OBJECTIVE: Copy nothing but the text: reproduce each line of the listing exactly and leave the pictures out.

SUPPLIED RECORDS:
▬▬▬▬▬▬▬▬▬▬
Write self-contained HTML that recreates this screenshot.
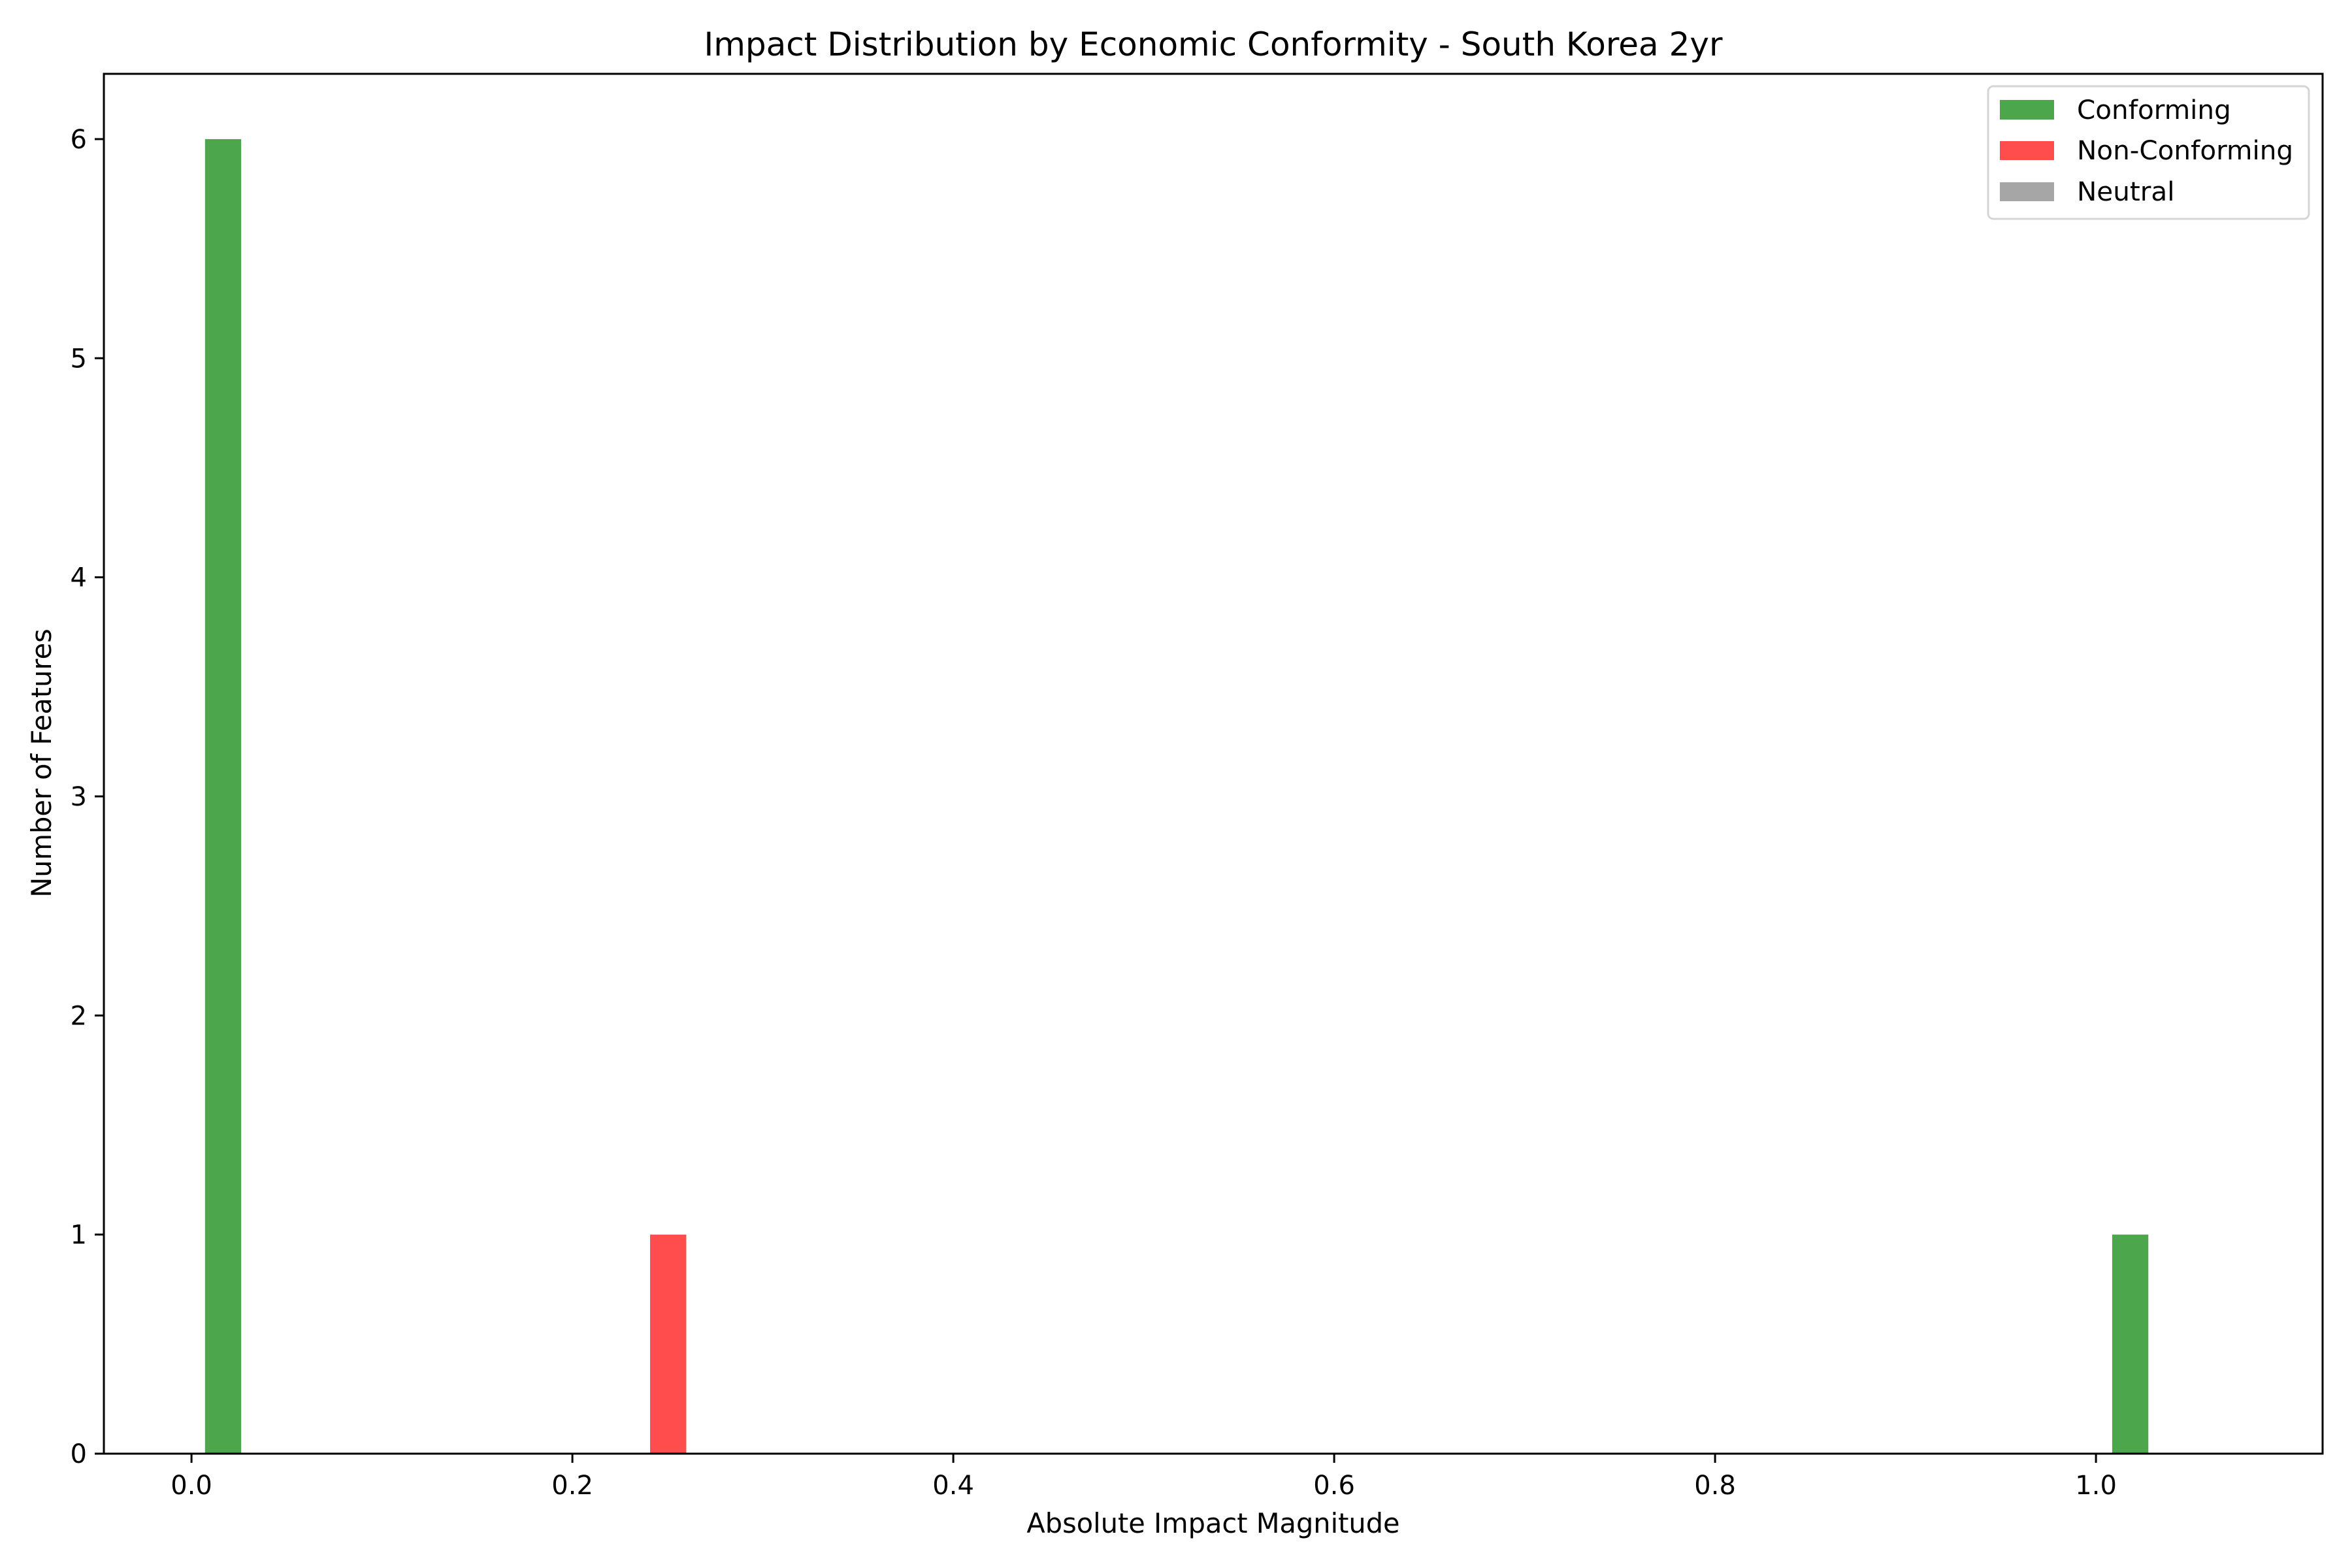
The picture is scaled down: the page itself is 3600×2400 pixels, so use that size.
<!DOCTYPE html>
<html><head><meta charset="utf-8"><style>
html,body{margin:0;padding:0;background:#fff;}
svg{display:block;font-family:"DejaVu Sans","Liberation Sans",sans-serif;}
</style></head><body>
<svg id="chart" width="3600" height="2400" viewBox="0 0 3600 2400">
<rect width="3600" height="2400" fill="#fff"/>
<text x="1857" y="85" font-size="50" text-anchor="middle">Impact Distribution by Economic Conformity - South Korea 2yr</text>
<g id="bars"></g>
<g id="axes"></g>
<text x="1857" y="2346" font-size="41.5" text-anchor="middle">Absolute Impact Magnitude</text>
<text transform="translate(78,1168) rotate(-90)" font-size="41.5" text-anchor="middle">Number of Features</text>
<g>
<rect x="3043" y="132" width="491" height="203" rx="8" fill="#fff" fill-opacity="0.8" stroke="#d5d5d5" stroke-width="3"/>
<g><rect x="3061" y="153" width="83" height="30" fill="#4ca64c"/><text x="3179" y="182" font-size="40.5">Conforming</text></g>
<g><rect x="3061" y="216" width="83" height="29" fill="#ff4c4c"/><text x="3179" y="244" font-size="40.5">Non-Conforming</text></g>
<g><rect x="3061" y="279" width="83" height="29" fill="#a6a6a6"/><text x="3179" y="307" font-size="40.5">Neutral</text></g>
</g>
</svg>
<script>
const conformingX = [0.0166, 1.018];
const conformingCount = [6, 1];
const nonConformingX = [0.2503];
const nonConformingCount = [1];
const neutralX = [];
const neutralCount = [];
const barWidth = 0.019;
const xTicks = [0, 0.2, 0.4, 0.6, 0.8, 1.0];
const xTickLabels = ["0.0", "0.2", "0.4", "0.6", "0.8", "1.0"];
const yTicks = [0, 1, 2, 3, 4, 5, 6];

const L = 159, R = 3555, T = 113, B = 2225;
const xMin = -0.046, xMax = 1.119, yMin = 0, yMax = 6.298;
const sx = v => L + (v - xMin) / (xMax - xMin) * (R - L);
const sy = v => B - (v - yMin) / (yMax - yMin) * (B - T);
const NS = "http://www.w3.org/2000/svg";
const bars = document.getElementById('bars');
const axes = document.getElementById('axes');
function mk(tag, attrs, parent) {
  const e = document.createElementNS(NS, tag);
  for (const k in attrs) e.setAttribute(k, attrs[k]);
  parent.appendChild(e);
  return e;
}
function drawSeries(xs, cs, color, name) {
  xs.forEach((x, i) => {
    const r = mk('rect', {x: sx(x - barWidth / 2), y: sy(cs[i]), width: sx(x + barWidth / 2) - sx(x - barWidth / 2), height: sy(0) - sy(cs[i]), fill: color}, bars);
    
    
  });
}
drawSeries(conformingX, conformingCount, '#4ca64c', 'conforming');
drawSeries(nonConformingX, nonConformingCount, '#ff4c4c', 'non-conforming');
drawSeries(neutralX, neutralCount, '#a6a6a6', 'neutral');

xTicks.forEach((v, i) => {
  const g = mk('g', {}, axes);
  
  
  mk('line', {x1: sx(v), x2: sx(v), y1: B, y2: B + 14, stroke: '#000', 'stroke-width': 3}, g);
  const t = mk('text', {x: sx(v), y: B + 62, 'font-size': 40, 'text-anchor': 'middle'}, g);
  t.textContent = xTickLabels[i];
});
yTicks.forEach(v => {
  const g = mk('g', {}, axes);
  
  
  mk('line', {x1: L - 14, x2: L, y1: sy(v), y2: sy(v), stroke: '#000', 'stroke-width': 3}, g);
  const t = mk('text', {x: L - 26, y: sy(v) + 14, 'font-size': 40, 'text-anchor': 'end'}, g);
  t.textContent = String(v);
});
const frame = mk('rect', {x: L, y: T, width: R - L, height: B - T, fill: 'none', stroke: '#000', 'stroke-width': 3}, axes);


</script>
</body></html>
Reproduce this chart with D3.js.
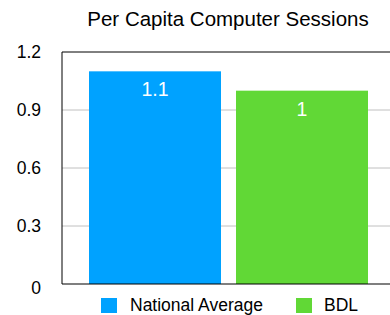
<!DOCTYPE html>
<html>
<head>
<meta charset="utf-8">
<script src="https://cdn.jsdelivr.net/npm/d3@7"></script>
<style>
  html, body { margin: 0; padding: 0; background: #fff; }
  svg { display: block; font-family: "Liberation Sans", Arial, Helvetica, sans-serif; }
</style>
</head>
<body>
<div id="chart"></div>
<script>
const SERIES = ["National Average", "BDL"];
const VALUES = [1.1, 1.0];
const LABELS = ["1.1", "1"];
const COLORS = ["#00a2ff", "#61d836"];
const Y_TICKS = [0, 0.3, 0.6, 0.9, 1.2];

const width = 390, height = 315;
const margin = { top: 52, right: 0, bottom: 31, left: 62 };
const svg = d3.select("#chart").append("svg")
  .attr("width", width).attr("height", height);

const y = d3.scaleLinear().domain([0, 1.2]).range([height - margin.bottom, margin.top]);
const x = d3.scaleBand().domain(SERIES).range([89, 368]).paddingInner(15 / 147).paddingOuter(0);

// gridlines
svg.append("g").selectAll("line")
  .data(Y_TICKS.filter((t) => t > 0 && t < 1.2))
  .join("line")
  .attr("x1", margin.left).attr("x2", width)
  .attr("y1", (d) => y(d)).attr("y2", (d) => y(d))
  .attr("stroke", "#c0c0c0").attr("stroke-width", 1);

// frame: top, left
svg.append("line").attr("x1", margin.left).attr("x2", width)
  .attr("y1", y(1.2)).attr("y2", y(1.2)).attr("stroke", "#000").attr("stroke-width", 1);
svg.append("line").attr("x1", margin.left).attr("x2", margin.left)
  .attr("y1", y(1.2)).attr("y2", y(0)).attr("stroke", "#000").attr("stroke-width", 1);

// bars
svg.append("g").selectAll("rect")
  .data(SERIES)
  .join("rect")
  .attr("x", (d) => x(d))
  .attr("y", (d, i) => y(VALUES[i]))
  .attr("width", x.bandwidth())
  .attr("height", (d, i) => y(0) - y(VALUES[i]))
  .attr("fill", (d, i) => COLORS[i]);

svg.append("line").attr("x1", margin.left).attr("x2", width)
  .attr("y1", y(0)).attr("y2", y(0)).attr("stroke", "#000").attr("stroke-width", 1.2);

// value labels
svg.append("g").selectAll("text")
  .data(SERIES)
  .join("text")
  .attr("x", (d) => x(d) + x.bandwidth() / 2)
  .attr("y", (d, i) => y(VALUES[i]) + 25)
  .attr("text-anchor", "middle")
  .attr("fill", "#fff")
  .attr("font-size", 19.5)
  .text((d, i) => LABELS[i]);

// y tick labels
svg.append("g").selectAll("text")
  .data(Y_TICKS)
  .join("text")
  .attr("x", 41)
  .attr("y", (d) => y(d) + (d === 0 ? 10 : 6))
  .attr("text-anchor", "end")
  .attr("font-size", 17.5)
  .attr("fill", "#000")
  .text((d) => d3.format("")(d));

// title
svg.append("text")
  .attr("x", 228).attr("y", 26)
  .attr("text-anchor", "middle")
  .attr("font-size", 20.5)
  .attr("fill", "#000")
  .text("Per Capita Computer Sessions");

// legend
const legendX = [101, 296];
const legend = svg.append("g").selectAll("g")
  .data(SERIES)
  .join("g")
  .attr("transform", (d, i) => `translate(${legendX[i]},298)`);
legend.append("rect").attr("width", 16).attr("height", 15)
  .attr("fill", (d, i) => COLORS[i]);
legend.append("text").attr("x", (d, i) => i === 0 ? 29 : 28).attr("y", 13)
  .attr("font-size", 17.5).attr("fill", "#000")
  .text((d) => d);
</script>
</body>
</html>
▬▬▬▬▬▬▬▬▬▬
WRITTEN SOLUTION:
Write self-contained HTML that recreates this screenshot.
The picture is scaled down: the page itself is 3600×2400 pixels, so use that size.
<!DOCTYPE html>
<html><head><meta charset="utf-8"><style>
html,body{margin:0;padding:0;background:#fff;}
svg{display:block;font-family:"DejaVu Sans","Liberation Sans",sans-serif;}
</style></head><body>
<svg id="chart" width="3600" height="2400" viewBox="0 0 3600 2400">
<rect width="3600" height="2400" fill="#fff"/>
<text x="1857" y="85" font-size="50" text-anchor="middle">Impact Distribution by Economic Conformity - South Korea 2yr</text>
<g id="bars"></g>
<g id="axes"></g>
<text x="1857" y="2346" font-size="41.5" text-anchor="middle">Absolute Impact Magnitude</text>
<text transform="translate(78,1168) rotate(-90)" font-size="41.5" text-anchor="middle">Number of Features</text>
<g>
<rect x="3043" y="132" width="491" height="203" rx="8" fill="#fff" fill-opacity="0.8" stroke="#d5d5d5" stroke-width="3"/>
<g><rect x="3061" y="153" width="83" height="30" fill="#4ca64c"/><text x="3179" y="182" font-size="40.5">Conforming</text></g>
<g><rect x="3061" y="216" width="83" height="29" fill="#ff4c4c"/><text x="3179" y="244" font-size="40.5">Non-Conforming</text></g>
<g><rect x="3061" y="279" width="83" height="29" fill="#a6a6a6"/><text x="3179" y="307" font-size="40.5">Neutral</text></g>
</g>
</svg>
<script>
const conformingX = [0.0166, 1.018];
const conformingCount = [6, 1];
const nonConformingX = [0.2503];
const nonConformingCount = [1];
const neutralX = [];
const neutralCount = [];
const barWidth = 0.019;
const xTicks = [0, 0.2, 0.4, 0.6, 0.8, 1.0];
const xTickLabels = ["0.0", "0.2", "0.4", "0.6", "0.8", "1.0"];
const yTicks = [0, 1, 2, 3, 4, 5, 6];

const L = 159, R = 3555, T = 113, B = 2225;
const xMin = -0.046, xMax = 1.119, yMin = 0, yMax = 6.298;
const sx = v => L + (v - xMin) / (xMax - xMin) * (R - L);
const sy = v => B - (v - yMin) / (yMax - yMin) * (B - T);
const NS = "http://www.w3.org/2000/svg";
const bars = document.getElementById('bars');
const axes = document.getElementById('axes');
function mk(tag, attrs, parent) {
  const e = document.createElementNS(NS, tag);
  for (const k in attrs) e.setAttribute(k, attrs[k]);
  parent.appendChild(e);
  return e;
}
function drawSeries(xs, cs, color, name) {
  xs.forEach((x, i) => {
    const r = mk('rect', {x: sx(x - barWidth / 2), y: sy(cs[i]), width: sx(x + barWidth / 2) - sx(x - barWidth / 2), height: sy(0) - sy(cs[i]), fill: color}, bars);
    
    
  });
}
drawSeries(conformingX, conformingCount, '#4ca64c', 'conforming');
drawSeries(nonConformingX, nonConformingCount, '#ff4c4c', 'non-conforming');
drawSeries(neutralX, neutralCount, '#a6a6a6', 'neutral');

xTicks.forEach((v, i) => {
  const g = mk('g', {}, axes);
  
  
  mk('line', {x1: sx(v), x2: sx(v), y1: B, y2: B + 14, stroke: '#000', 'stroke-width': 3}, g);
  const t = mk('text', {x: sx(v), y: B + 62, 'font-size': 40, 'text-anchor': 'middle'}, g);
  t.textContent = xTickLabels[i];
});
yTicks.forEach(v => {
  const g = mk('g', {}, axes);
  
  
  mk('line', {x1: L - 14, x2: L, y1: sy(v), y2: sy(v), stroke: '#000', 'stroke-width': 3}, g);
  const t = mk('text', {x: L - 26, y: sy(v) + 14, 'font-size': 40, 'text-anchor': 'end'}, g);
  t.textContent = String(v);
});
const frame = mk('rect', {x: L, y: T, width: R - L, height: B - T, fill: 'none', stroke: '#000', 'stroke-width': 3}, axes);


</script>
</body></html>
Reproduce this chart with D3.js.
<!DOCTYPE html>
<html>
<head>
<meta charset="utf-8">
<script src="https://cdn.jsdelivr.net/npm/d3@7"></script>
<style>
  html, body { margin: 0; padding: 0; background: #fff; }
  svg { display: block; font-family: "Liberation Sans", Arial, Helvetica, sans-serif; }
</style>
</head>
<body>
<div id="chart"></div>
<script>
const SERIES = ["National Average", "BDL"];
const VALUES = [1.1, 1.0];
const LABELS = ["1.1", "1"];
const COLORS = ["#00a2ff", "#61d836"];
const Y_TICKS = [0, 0.3, 0.6, 0.9, 1.2];

const width = 390, height = 315;
const margin = { top: 52, right: 0, bottom: 31, left: 62 };
const svg = d3.select("#chart").append("svg")
  .attr("width", width).attr("height", height);

const y = d3.scaleLinear().domain([0, 1.2]).range([height - margin.bottom, margin.top]);
const x = d3.scaleBand().domain(SERIES).range([89, 368]).paddingInner(15 / 147).paddingOuter(0);

// gridlines
svg.append("g").selectAll("line")
  .data(Y_TICKS.filter((t) => t > 0 && t < 1.2))
  .join("line")
  .attr("x1", margin.left).attr("x2", width)
  .attr("y1", (d) => y(d)).attr("y2", (d) => y(d))
  .attr("stroke", "#c0c0c0").attr("stroke-width", 1);

// frame: top, left
svg.append("line").attr("x1", margin.left).attr("x2", width)
  .attr("y1", y(1.2)).attr("y2", y(1.2)).attr("stroke", "#000").attr("stroke-width", 1);
svg.append("line").attr("x1", margin.left).attr("x2", margin.left)
  .attr("y1", y(1.2)).attr("y2", y(0)).attr("stroke", "#000").attr("stroke-width", 1);

// bars
svg.append("g").selectAll("rect")
  .data(SERIES)
  .join("rect")
  .attr("x", (d) => x(d))
  .attr("y", (d, i) => y(VALUES[i]))
  .attr("width", x.bandwidth())
  .attr("height", (d, i) => y(0) - y(VALUES[i]))
  .attr("fill", (d, i) => COLORS[i]);

svg.append("line").attr("x1", margin.left).attr("x2", width)
  .attr("y1", y(0)).attr("y2", y(0)).attr("stroke", "#000").attr("stroke-width", 1.2);

// value labels
svg.append("g").selectAll("text")
  .data(SERIES)
  .join("text")
  .attr("x", (d) => x(d) + x.bandwidth() / 2)
  .attr("y", (d, i) => y(VALUES[i]) + 25)
  .attr("text-anchor", "middle")
  .attr("fill", "#fff")
  .attr("font-size", 19.5)
  .text((d, i) => LABELS[i]);

// y tick labels
svg.append("g").selectAll("text")
  .data(Y_TICKS)
  .join("text")
  .attr("x", 41)
  .attr("y", (d) => y(d) + (d === 0 ? 10 : 6))
  .attr("text-anchor", "end")
  .attr("font-size", 17.5)
  .attr("fill", "#000")
  .text((d) => d3.format("")(d));

// title
svg.append("text")
  .attr("x", 228).attr("y", 26)
  .attr("text-anchor", "middle")
  .attr("font-size", 20.5)
  .attr("fill", "#000")
  .text("Per Capita Computer Sessions");

// legend
const legendX = [101, 296];
const legend = svg.append("g").selectAll("g")
  .data(SERIES)
  .join("g")
  .attr("transform", (d, i) => `translate(${legendX[i]},298)`);
legend.append("rect").attr("width", 16).attr("height", 15)
  .attr("fill", (d, i) => COLORS[i]);
legend.append("text").attr("x", (d, i) => i === 0 ? 29 : 28).attr("y", 13)
  .attr("font-size", 17.5).attr("fill", "#000")
  .text((d) => d);
</script>
</body>
</html>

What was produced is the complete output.